As far as I understand, if we accept utilitarianism ethics, then the right thing to do is to maximize the happiness of everyone, including all sentient beings. But this does not leave any space for any personal project that does not contribute the common good.

For example, assume that I am very interested in writing poetry, but am not interested in publishing or unable to publish anything. Then my time spent on poetry does not help anyone other giving me some satisfaction. According to utilitarianism, I should throw away my notebooks and do something like volunteering for a charity.

But this seems to be really difficult even for the noblest of us. So for utilitarians, the justification allowing some personal project seems to be that it is impossible for humans to get rid of self-interest.

Are there any better answers to this question?

2 Answers 2


Under utilitarianism, that people are unable to get rid of self-interest merely means that they act wrongly.

This is known as the demandingness objection, namely that most people regard many actions as optional that utilitarianism would require as mandatory. For instance, maximizing contribution to charity rather spending money on yourself.

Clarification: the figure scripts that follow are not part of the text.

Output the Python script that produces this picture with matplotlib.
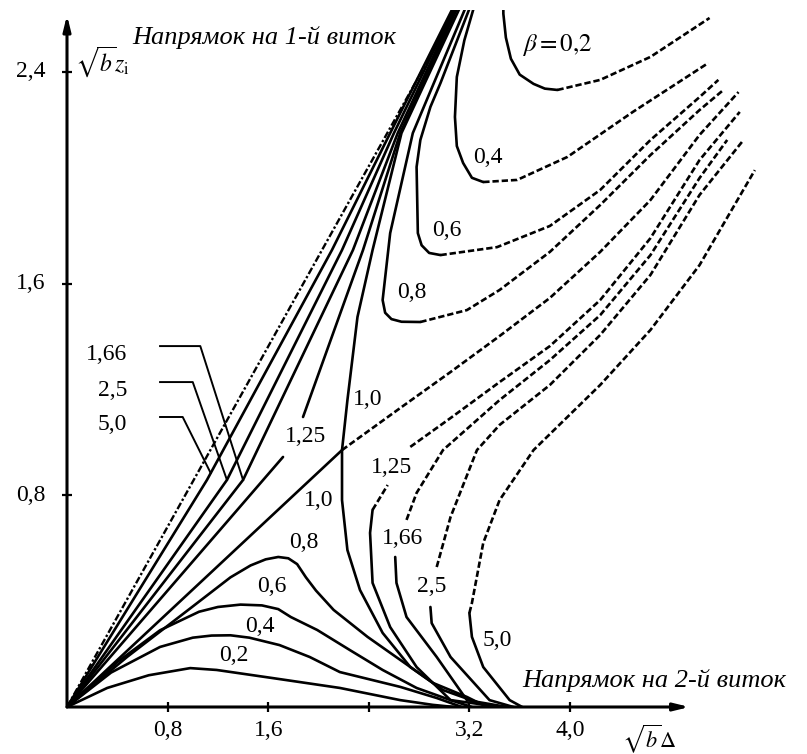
import matplotlib.pyplot as plt
import numpy as np

plt.rcParams['font.family'] = ['Liberation Serif', 'DejaVu Serif']
plt.rcParams['mathtext.fontset'] = 'stix'

# lower branches, beta < 1 (from the origin back to the sqrt(b)*Delta axis)
low_02 = [(0, 0), (0.32, 0.072), (0.65, 0.12), (0.98, 0.147), (1.19, 0.14), (1.64, 0.109),
          (2.17, 0.072), (2.65, 0.026), (2.91, 0.008), (3.08, 0)]
low_04 = [(0, 0), (0.35, 0.13), (0.74, 0.227), (1.0, 0.262), (1.15, 0.27), (1.3, 0.271),
          (1.45, 0.262), (1.69, 0.234), (1.93, 0.189), (2.17, 0.132), (2.65, 0.076),
          (2.94, 0.034), (3.14, 0)]
low_06 = [(0, 0), (0.4, 0.17), (0.74, 0.29), (1.05, 0.36), (1.2, 0.378), (1.38, 0.387),
          (1.55, 0.384), (1.68, 0.37), (1.78, 0.34), (1.99, 0.291), (2.25, 0.215),
          (2.51, 0.14), (2.78, 0.072), (3.05, 0.026), (3.22, 0)]
low_08 = [(0, 0), (0.48, 0.19), (1.0, 0.38), (1.3, 0.49), (1.46, 0.535), (1.58, 0.558),
          (1.68, 0.567), (1.76, 0.562), (1.83, 0.54), (1.9, 0.49), (1.98, 0.44), (2.12, 0.367),
          (2.39, 0.265), (2.65, 0.178), (2.91, 0.091), (3.18, 0.038), (3.34, 0)]

# upper branches, beta < 1: solid part from the top, dashed continuation
up_02 = [(3.47, 2.7), (3.47, 2.62), (3.49, 2.53), (3.53, 2.45), (3.6, 2.39), (3.71, 2.355),
         (3.8, 2.337), (3.9, 2.332)]
up_02d = [(3.9, 2.332), (4.24, 2.37), (4.64, 2.457), (5.11, 2.604)]
up_04 = [(3.27, 2.7), (3.16, 2.52), (3.1, 2.381), (3.085, 2.23), (3.1, 2.12), (3.15, 2.056),
         (3.22, 2.0), (3.31, 1.984)]
up_04d = [(3.31, 1.984), (3.58, 1.992), (3.98, 2.079), (4.5, 2.249), (5.1, 2.434)]
up_06 = [(3.25, 2.7), (2.97, 2.358), (2.89, 2.268), (2.81, 2.143), (2.78, 2.041),
         (2.79, 1.791), (2.82, 1.745), (2.88, 1.716), (2.97, 1.708)]
up_06d = [(2.97, 1.708), (3.42, 1.738), (3.84, 1.818), (4.24, 1.954), (4.64, 2.143),
          (5.03, 2.305), (5.18, 2.37)]
up_08 = [(3.22, 2.7), (2.75, 2.169), (2.57, 1.791), (2.51, 1.538), (2.53, 1.49), (2.58, 1.466),
         (2.66, 1.456), (2.81, 1.455)]
up_08d = [(2.81, 1.455), (3.18, 1.5), (3.44, 1.576), (3.84, 1.72), (4.24, 1.897), (4.64, 2.086),
          (5.03, 2.256), (5.22, 2.332)]

# beta = 1: straight line into the saddle, curve through it, dashed continuation
b10_line = [(0, 0), (2.187, 0.971)]
b10_dash = [(2.187, 0.971), (2.65, 1.13), (3.05, 1.266), (3.44, 1.402), (3.84, 1.546),
            (4.24, 1.72), (4.64, 1.916), (5.03, 2.162), (5.34, 2.324)]
b10_curve = [(3.18, 2.7), (2.66, 2.169), (2.43, 1.727), (2.31, 1.474), (2.23, 1.16), (2.187, 0.971),
             (2.187, 0.782), (2.23, 0.593), (2.33, 0.442), (2.51, 0.28), (2.73, 0.151),
             (2.99, 0.064), (3.28, 0.015), (3.4, 0)]

# beta > 1: upper-left branches from the origin
fan_125a = [(0, 0), (1.718, 0.945)]
fan_125b = [(1.877, 1.096), (2.354, 1.727), (2.65, 2.169), (3.16, 2.7)]
fan_166 = [(0, 0), (1.40, 0.858), (2.274, 1.727), (2.63, 2.169), (3.15, 2.7)]
fan_25 = [(0, 0), (1.272, 0.858), (2.187, 1.727), (2.6, 2.169), (3.14, 2.7)]
fan_50 = [(0, 0), (1.113, 0.858), (2.107, 1.727), (2.57, 2.169), (3.13, 2.7)]

# beta > 1: right branches rising from the axis
r125 = [(3.45, 0), (3.05, 0.026), (2.78, 0.151), (2.57, 0.302), (2.43, 0.469), (2.41, 0.658), (2.43, 0.745)]
r125d1 = [(2.43, 0.745), (2.55, 0.839)]
r125d2 = [(2.73, 0.983), (3.05, 1.092), (3.44, 1.228), (3.84, 1.364), (4.24, 1.538),
          (4.64, 1.772), (5.03, 2.067), (5.35, 2.249)]
r166 = [(3.5, 0), (3.18, 0.026), (2.94, 0.189), (2.7, 0.34), (2.62, 0.469), (2.61, 0.567)]
r166d = [(2.7, 0.707), (2.78, 0.809), (2.99, 0.971), (3.44, 1.16), (3.84, 1.311), (4.24, 1.481),
         (4.64, 1.708), (5.03, 1.999), (5.25, 2.143)]
r25 = [(3.55, 0), (3.36, 0.026), (3.05, 0.189), (2.9, 0.317), (2.89, 0.378)]
r25d = [(2.94, 0.529), (3.05, 0.718), (3.26, 0.971), (3.44, 1.066), (3.84, 1.217), (4.24, 1.406),
        (4.64, 1.633), (5.03, 1.935), (5.38, 2.143)]
r50 = [(3.62, 0), (3.52, 0.026), (3.31, 0.151), (3.22, 0.265), (3.2, 0.355)]
r50d = [(3.2, 0.355), (3.22, 0.393), (3.31, 0.62), (3.44, 0.782), (3.71, 0.971), (4.24, 1.217),
        (4.64, 1.425), (5.03, 1.67), (5.47, 2.029)]

# direction to the first turn
turn1 = [(0, 0), (3.1, 2.64)]

xticks = [0.8, 1.6, 2.4, 3.2, 4.0]
xtick_labels = ['0,8', '1,6', '', '3,2', '4,0']
yticks = [0.8, 1.6, 2.4]
ytick_labels = ['0,8', '1,6', '2,4']

fig = plt.figure(figsize=(8.07, 7.54), dpi=100)
# plotting area: origin at (67, 707) px, lines stop 10 px below the top edge
ax = fig.add_axes([67 / 807, 47 / 754, 740 / 807, 697 / 754])
ax.set_xlim(0, 740 / 125.75)
ax.set_ylim(0, 697 / 264.6)
ax.axis('off')

LW = 1.9
DASH = (0, (2.4, 1.1))


def draw(pts, dashed=False, lw=LW):
    a = np.array(pts, dtype=float)
    ax.plot(a[:, 0], a[:, 1], color='black', lw=lw,
            linestyle=DASH if dashed else '-', solid_capstyle='round',
            solid_joinstyle='round')


for c in [low_02, low_04, low_06, low_08, up_02, up_04, up_06, up_08,
          b10_line, b10_curve, fan_125a, fan_125b, fan_166, fan_25, fan_50,
          r125, r166, r25, r50]:
    draw(c)
for c in [up_02d, up_04d, up_06d, up_08d, b10_dash, r125d1, r125d2, r166d, r25d, r50d]:
    draw(c, dashed=True)

t = np.array(turn1)
ax.plot(t[:, 0], t[:, 1], color='black', lw=1.7, linestyle=(0, (3, 1, 1, 1)))

# axes with arrows
arrow = dict(arrowstyle='-|>,head_length=0.9,head_width=0.22', lw=2.2, color='black',
             shrinkA=0, shrinkB=0)
ax.annotate('', xy=(4.95, 0), xytext=(0, 0), annotation_clip=False, arrowprops=arrow)
ax.annotate('', xy=(0, 2.615), xytext=(0, 0), annotation_clip=False, arrowprops=arrow)
ax.plot(xticks, [0] * len(xticks), '|', color='black', ms=7, mew=1.6, clip_on=False)
ax.plot([0] * len(yticks), yticks, '_', color='black', ms=7, mew=1.6, clip_on=False)

fs = 17
for v, s in zip(xticks, xtick_labels):
    ax.text(v, -0.09, s, ha='center', va='center', fontsize=fs, clip_on=False)
for v, s in zip(yticks, ytick_labels):
    ax.text(-0.17, v, s, ha='right', va='center', fontsize=fs, clip_on=False)

ax.text(0.06, 2.44, r'$\sqrt{b}z_{\mathrm{i}}$', fontsize=17, ha='left', va='center')
ax.text(4.63, -0.118, r'$\sqrt{b}\Delta$', fontsize=16, ha='center', va='center', clip_on=False)
ax.text(0.52, 2.53, 'Напрямок на 1-й виток', fontsize=19, style='italic', ha='left', va='center')
ax.text(3.62, 0.10, 'Напрямок на 2-й виток', fontsize=19, style='italic', ha='left', va='center')

# curve labels
ax.text(3.9, 2.50, r'$\beta = 0{,}2$', fontsize=18, ha='center', va='center')
for x, y, s in [(3.35, 2.075, '0,4'), (3.02, 1.8, '0,6'), (2.74, 1.565, '0,8'),
                (2.39, 1.164, '1,0'), (2.0, 0.78, '1,0'), (1.9, 1.024, '1,25'),
                (2.58, 0.907, '1,25'), (2.67, 0.635, '1,66'), (2.9, 0.454, '2,5'),
                (3.42, 0.25, '5,0'), (1.33, 0.193, '0,2'), (1.53, 0.306, '0,4'),
                (1.63, 0.454, '0,6'), (1.885, 0.62, '0,8')]:
    ax.text(x, y, s, fontsize=fs, ha='center', va='center')


# callouts for the upper-left branches
def x_at(pts, y):
    a = np.array(pts, dtype=float)
    return np.interp(y, a[:, 1], a[:, 0])


for curve, ylab, s, xk, yend in [(fan_166, 1.364, '1,66', 1.06, 0.858),
                                 (fan_25, 1.228, '2,5', 1.0, 0.858),
                                 (fan_50, 1.096, '5,0', 0.92, 0.884)]:
    xe = x_at(curve, yend)
    ax.plot([0.74, xk, xe], [ylab, ylab, yend], color='black', lw=1.4)
    ax.text(0.48, ylab - 0.03, s, fontsize=fs, ha='right', va='center')

fig.savefig('out.png', dpi=100)
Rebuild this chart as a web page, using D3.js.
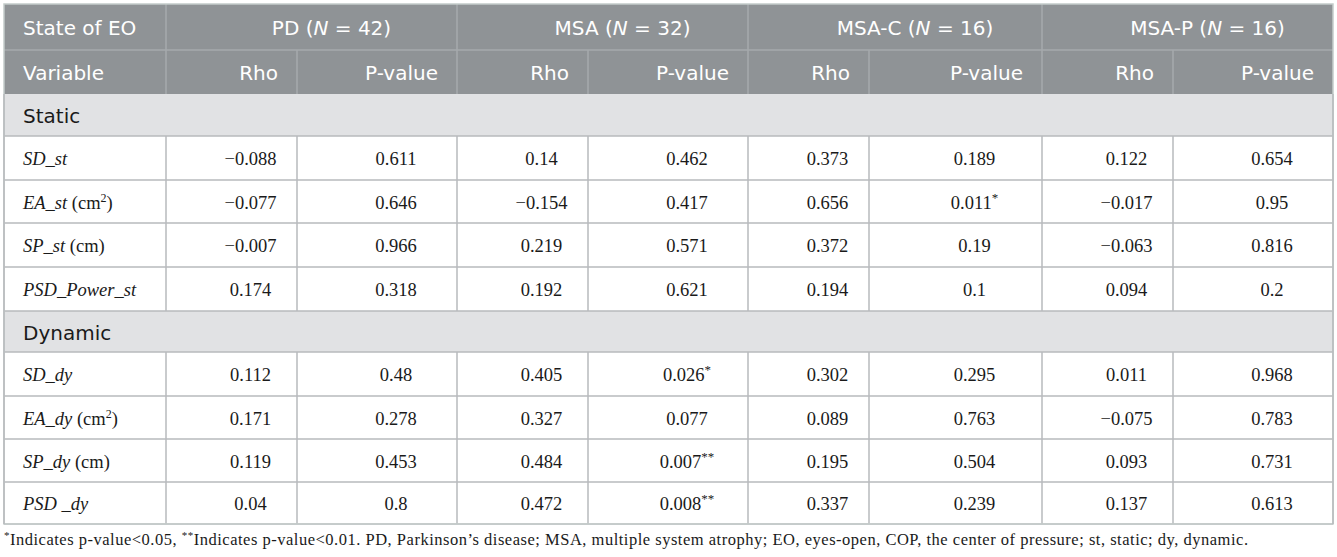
<!DOCTYPE html>
<html>
<head>
<meta charset="utf-8">
<script src="https://cdn.jsdelivr.net/npm/d3@7"></script>
<style>
  body { margin: 0; background: #fff; }
  svg { display: block; }
</style>
</head>
<body>
<div id="chart"></div>
<script>
// groups and sample sizes
const groups = ['PD', 'MSA', 'MSA-C', 'MSA-P'];
const groupN = [42, 32, 16, 16];
const subHeaders = ['Rho', 'P-value'];

// variables (by condition)
const sections = ['Static', 'Dynamic'];
const staticVars = ['SD_st', 'EA_st', 'SP_st', 'PSD_Power_st'];
const dynamicVars = ['SD_dy', 'EA_dy', 'SP_dy', 'PSD _dy'];
const staticUnits = ['', 'cm2', 'cm', ''];
const dynamicUnits = ['', 'cm2', 'cm', ''];

// Rho and p-values, static rows first then dynamic
const pdRho = [-0.088, -0.077, -0.007, 0.174, 0.112, 0.171, 0.119, 0.04];
const pdP = [0.611, 0.646, 0.966, 0.318, 0.48, 0.278, 0.453, 0.8];
const msaRho = [0.14, -0.154, 0.219, 0.192, 0.405, 0.327, 0.484, 0.472];
const msaP = [0.462, 0.417, 0.571, 0.621, 0.026, 0.077, 0.007, 0.008];
const msacRho = [0.373, 0.656, 0.372, 0.194, 0.302, 0.089, 0.195, 0.337];
const msacP = [0.189, 0.011, 0.19, 0.1, 0.295, 0.763, 0.504, 0.239];
const msapRho = [0.122, -0.017, -0.063, 0.094, 0.011, -0.075, 0.093, 0.137];
const msapP = [0.654, 0.95, 0.816, 0.2, 0.968, 0.783, 0.731, 0.613];

const footnote = 'Indicates p-value<0.05, ';
const footnote2 = 'Indicates p-value<0.01. PD, Parkinson\u2019s disease; MSA, multiple system atrophy; EO, eyes-open, COP, the center of pressure; st, static; dy, dynamic.';

const width = 1337;
const height = 557;

// layout
const colEdges = [4, 166, 297, 457, 588, 748, 869, 1042, 1173, 1333];
const rowEdges = [4, 50, 94, 136, 180, 223, 267, 311, 352, 396, 439, 482, 524];

const headBg = '#8f9396';
const headLine = '#a6aaad';
const sectionBg = '#e1e2e4';
const gridColor = '#b7babc';
const textColor = '#1a1a1a';
const sans = '"DejaVu Sans", sans-serif';
const serif = '"Liberation Serif", "Times New Roman", serif';

const x = d3.scaleOrdinal().domain(d3.range(colEdges.length)).range(colEdges);
const y = d3.scaleOrdinal().domain(d3.range(rowEdges.length)).range(rowEdges);

// build table rows
const columns = [pdRho, pdP, msaRho, msaP, msacRho, msacP, msapRho, msapP];
const rows = [];
sections.forEach((s, si) => {
    rows.push({ type: 'section', label: s });
    const vars = si === 0 ? staticVars : dynamicVars;
    const units = si === 0 ? staticUnits : dynamicUnits;
    vars.forEach((v, vi) => {
        const k = si * 4 + vi;
        rows.push({
            type: 'data',
            name: v,
            unit: units[vi],
            values: columns.map((c, ci) => ({ v: c[k], isP: ci % 2 === 1 }))
        });
    });
});

const fmt = (v) => String(v).replace('-', '\u2212');
const stars = (p) => (p < 0.01 ? '**' : p < 0.05 ? '*' : '');

const svg = d3.select('#chart')
    .append('svg')
    .attr('width', width)
    .attr('height', height);

// header background
svg.append('rect')
    .attr('x', x(0))
    .attr('y', y(0))
    .attr('width', x(9) - x(0))
    .attr('height', y(2) - y(0))
    .attr('fill', headBg);

// header lines
svg.append('line')
    .attr('x1', x(0)).attr('x2', x(9))
    .attr('y1', y(1)).attr('y2', y(1))
    .attr('stroke', headLine).attr('stroke-width', 1.5);

[1, 3, 5, 7].forEach((c) => {
    svg.append('line')
        .attr('x1', x(c)).attr('x2', x(c))
        .attr('y1', y(0)).attr('y2', y(2))
        .attr('stroke', headLine).attr('stroke-width', 1.5);
});
[2, 4, 6, 8].forEach((c) => {
    svg.append('line')
        .attr('x1', x(c)).attr('x2', x(c))
        .attr('y1', y(1)).attr('y2', y(2))
        .attr('stroke', headLine).attr('stroke-width', 1.5);
});

// header text
svg.append('text')
    .attr('x', x(0) + 19)
    .attr('y', (y(0) + y(1)) / 2 + 8)
    .attr('fill', '#fff')
    .style('font-family', sans)
    .style('font-size', '20px')
    .text('State of EO');

svg.append('text')
    .attr('x', x(0) + 19)
    .attr('y', (y(1) + y(2)) / 2 + 8)
    .attr('fill', '#fff')
    .style('font-family', sans)
    .style('font-size', '20px')
    .text('Variable');

groups.forEach((g, i) => {
    const t = svg.append('text')
        .attr('x', (x(1 + i * 2) + x(3 + i * 2)) / 2 + 20)
        .attr('y', (y(0) + y(1)) / 2 + 8)
        .attr('text-anchor', 'middle')
        .attr('fill', '#fff')
        .style('font-family', sans)
        .style('font-size', '20px');
    t.append('tspan').text(g + ' (');
    t.append('tspan').style('font-style', 'italic').text('N');
    t.append('tspan').text(' = ' + groupN[i] + ')');

    subHeaders.forEach((h, j) => {
        svg.append('text')
            .attr('x', x(2 + i * 2 + j) - 19)
            .attr('y', (y(1) + y(2)) / 2 + 8)
            .attr('text-anchor', 'end')
            .attr('fill', '#fff')
            .style('font-family', sans)
            .style('font-size', '20px')
            .text(h);
    });
});

// body rows
rows.forEach((r, ri) => {
    const top = y(ri + 2);
    const bottom = y(ri + 3);
    const mid = (top + bottom) / 2;
    const g = svg.append('g');

    if (r.type === 'section') {
        g.append('rect')
            .attr('x', x(0)).attr('y', top)
            .attr('width', x(9) - x(0)).attr('height', bottom - top)
            .attr('fill', sectionBg);
        g.append('text')
            .attr('x', x(0) + 19)
            .attr('y', mid + 8)
            .attr('fill', textColor)
            .style('font-family', sans)
            .style('font-size', '20px')
            .text(r.label);
        return;
    }

    // variable name
    const name = g.append('text')
        .attr('x', x(0) + 19)
        .attr('y', mid + 7)
        .attr('fill', textColor)
        .style('font-family', serif)
        .style('font-size', '18.5px');
    name.append('tspan').style('font-style', 'italic').text(r.name);
    if (r.unit === 'cm2') {
        name.append('tspan').text(' (cm');
        name.append('tspan').attr('dy', -7).style('font-size', '12px').text('2');
        name.append('tspan').attr('dy', 7).text(')');
    } else if (r.unit === 'cm') {
        name.append('tspan').text(' (cm)');
    }

    // values
    r.values.forEach((d, ci) => {
        const t = g.append('text')
            .attr('x', (x(ci + 1) + x(ci + 2)) / 2 + 19)
            .attr('y', mid + 7)
            .attr('text-anchor', 'middle')
            .attr('fill', textColor)
            .style('font-family', serif)
            .style('font-size', '18.5px');
        t.append('tspan').text(fmt(d.v));
        const s = d.isP ? stars(d.v) : '';
        if (s) {
            t.append('tspan').attr('dy', -7).style('font-size', '13px').text(s);
        }
    });
});

// body grid
const bodyTop = y(2);
const bodyBottom = y(rowEdges.length - 1);

rows.forEach((r, ri) => {
    svg.append('line')
        .attr('x1', x(0)).attr('x2', x(9))
        .attr('y1', y(ri + 3)).attr('y2', y(ri + 3))
        .attr('stroke', gridColor).attr('stroke-width', 1.5);
    if (r.type === 'data') {
        d3.range(1, 9).forEach((c) => {
            svg.append('line')
                .attr('x1', x(c)).attr('x2', x(c))
                .attr('y1', y(ri + 2)).attr('y2', y(ri + 3))
                .attr('stroke', gridColor).attr('stroke-width', 1.5);
        });
    }
});

// outer border
svg.append('rect')
    .attr('x', x(0)).attr('y', y(0))
    .attr('width', x(9) - x(0))
    .attr('height', bodyBottom - y(0))
    .attr('fill', 'none')
    .attr('stroke', '#c4ccca')
    .attr('stroke-width', 1.5);
svg.append('line')
    .attr('x1', x(0)).attr('x2', x(0))
    .attr('y1', bodyTop).attr('y2', bodyBottom)
    .attr('stroke', gridColor).attr('stroke-width', 1.5);
svg.append('line')
    .attr('x1', x(9)).attr('x2', x(9))
    .attr('y1', bodyTop).attr('y2', bodyBottom)
    .attr('stroke', gridColor).attr('stroke-width', 1.5);

// footnote
const note = svg.append('text')
    .attr('x', x(0))
    .attr('y', 545)
    .attr('fill', textColor)
    .attr('textLength', 1244)
    .attr('lengthAdjust', 'spacing')
    .style('font-family', serif)
    .style('font-size', '16.5px');
note.append('tspan').attr('dy', -6).style('font-size', '11px').text('*');
note.append('tspan').attr('dy', 6).text(footnote);
note.append('tspan').attr('dy', -6).style('font-size', '11px').text('**');
note.append('tspan').attr('dy', 6).text(footnote2);
</script>
</body>
</html>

Thomas Nagel argued against it on the grounds of "agent-relative" interests rather than "agent-neutral" (something you want but not that anyone would want) but those would require you to follow your interests rather than having the option to choose to sacrifice them.


you have to think globally with utilitarianism. if writing poetry is necessary for your well being, then it's utilitarian to write poetry.....Because if you didnt, you'd be too miserable anyways to help others.

That's why it's ok to take care of yourself with utilitarianism, because your happiness counts and because you can't help others if you are miserable. You just have to optimize how you split other people's interests and yours.